Cara-cara beragama dalam keberagaman berbangsa ini diperkuat oleh K.H. Said Aqil Siroj dalam bukunya Meneguhkan Peradaban Islam Nusantara (2022). Beliau membagi konsep persaudaraan dalam masyarakat dalam beberapa term. Satu di antaranya ialah ukhuwah wataniyah (persaudaraan bangsa) harus lebih didahulukan ketimbang ukhuwah islamiyah. Sebab, tanpa negara, bagaimana semua umat bisa melakukan kegiatan keagamaannya?
Wajah Kuliner Nusantara
Wajah keberagaman dan toleransi tak hanya bisa kita jumpai pada aspek internal saja, melainkan di ranah-ranah publik juga bisa. Tanpa perdebatan heroik, keberagaman itu enteng saja mengalir dengan kelumrahan yang dimantapkan sikap menghargai.
Sebagai bukti nyata, kita perlu menengok praktik keberagaman dan toleransi ini di Pasar Gede Solo. Di sana kita akan menjumpai potret kemajemukan toleransi beragama.

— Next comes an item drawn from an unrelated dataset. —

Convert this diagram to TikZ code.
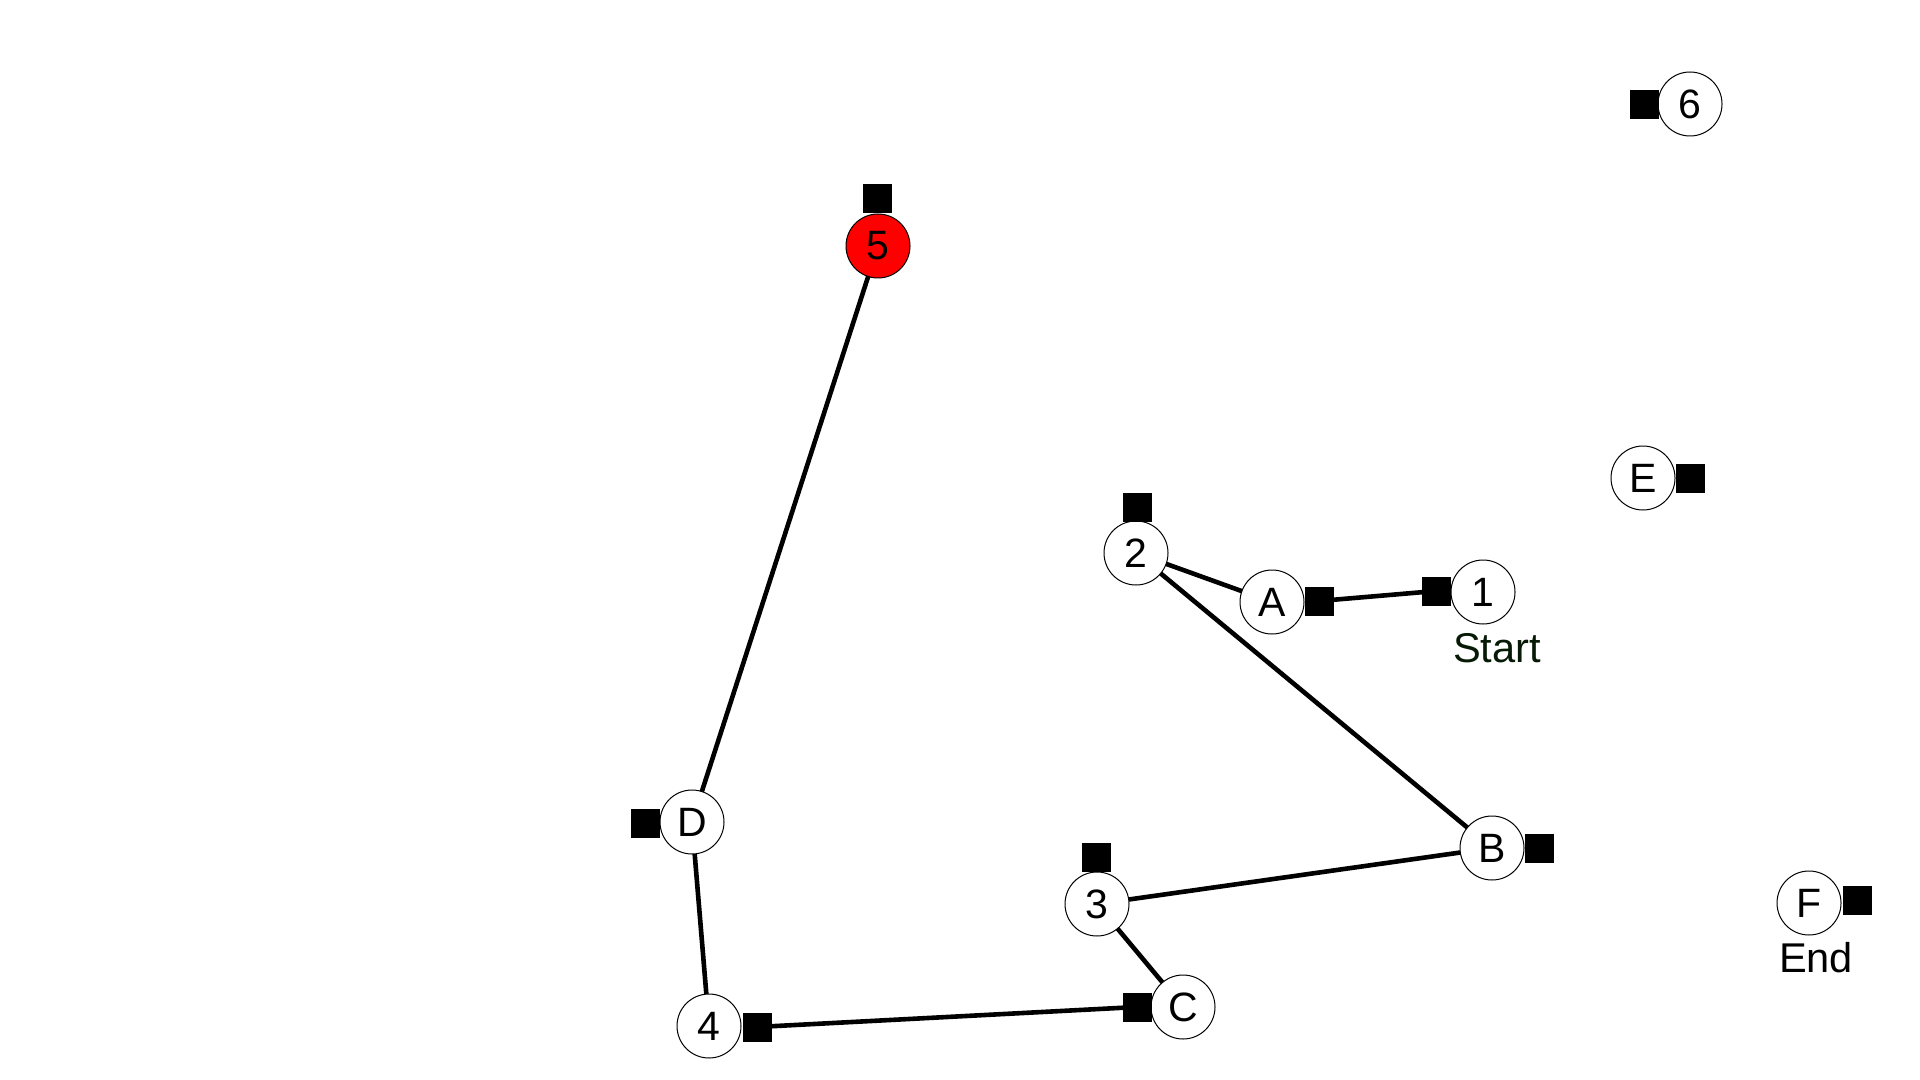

Tidak jauh dari pintu timur pasar kita akan menemukan pedagang Babi Kuah Pak No bersebelahan dengan pedagang Lumpia Semarang. Penjual babi tidak merasa terdiskriminasi akan bahan jajaannya, pun pedagang lumpia tak merasa risih atas keberadaan olahan babi di sampingnya.
Tak dimungkiri, kedua kuliner itu masing-masing sudah memilki pembeli dan sasarannya. Perdebatan-perdebatan tak relevan sudah sepatutnya dikesampingkan. Keduanya sudah rukun sebagai ejawantah wajah kuliner nusantara yang harus dijaga.
Baca juga: Mengingat Kembali Bahasa Simbol
Perjumpaan antarumat agama paling tidak bisa mengubah cara pandang seseorang dalam membangun sikap humanisme. Tak heran bila dalam buku Kompedium Regulasi Kerukunan Umat Beragama (2016) bahwa pengertian melindungi segenap bangsa Indonesia adalah melindungi seluruh bansa Indonesia, siapapun dia, tanpa memedulikan keturunan, suku, asal daerah, dan agama atau kepercayaannya.
Oleh karena itu, norma yang terkandung dalam Pasal 28J ayat (1) berintisari pada di samping berhak atas hak pribadinya, termasuk hak beragama, juga diharuskan tetap menghormati hak asasi orang lain.
Frasa “wajib menghormati” dalam ayat tersebut diterjemahkan bahwa sekalipun “beragama” adalah hak asasi setiap individu, akan tetapi pelaksanaannya tidak boleh sewenang-wenang atau semaunya sendiri.
Jika sikap semena-mena dan merasa selalu benar masih dipelihara, niscaya kemajemukan toleransi beragama masih jauh di angan.
Keluaran dari bunyi ayat tersebut bermaksud mewujudkan setiap orang mengembangkan sikap tenggang rasa terhadap orang lain. Sehingga anasir dasar dalam merayakan euforia kemesraan beragama baik di Indonesia maupun di dunia bisa menggunakan rumus; bermula menghormati, berujung menghargai. Mari menghormat-hargai!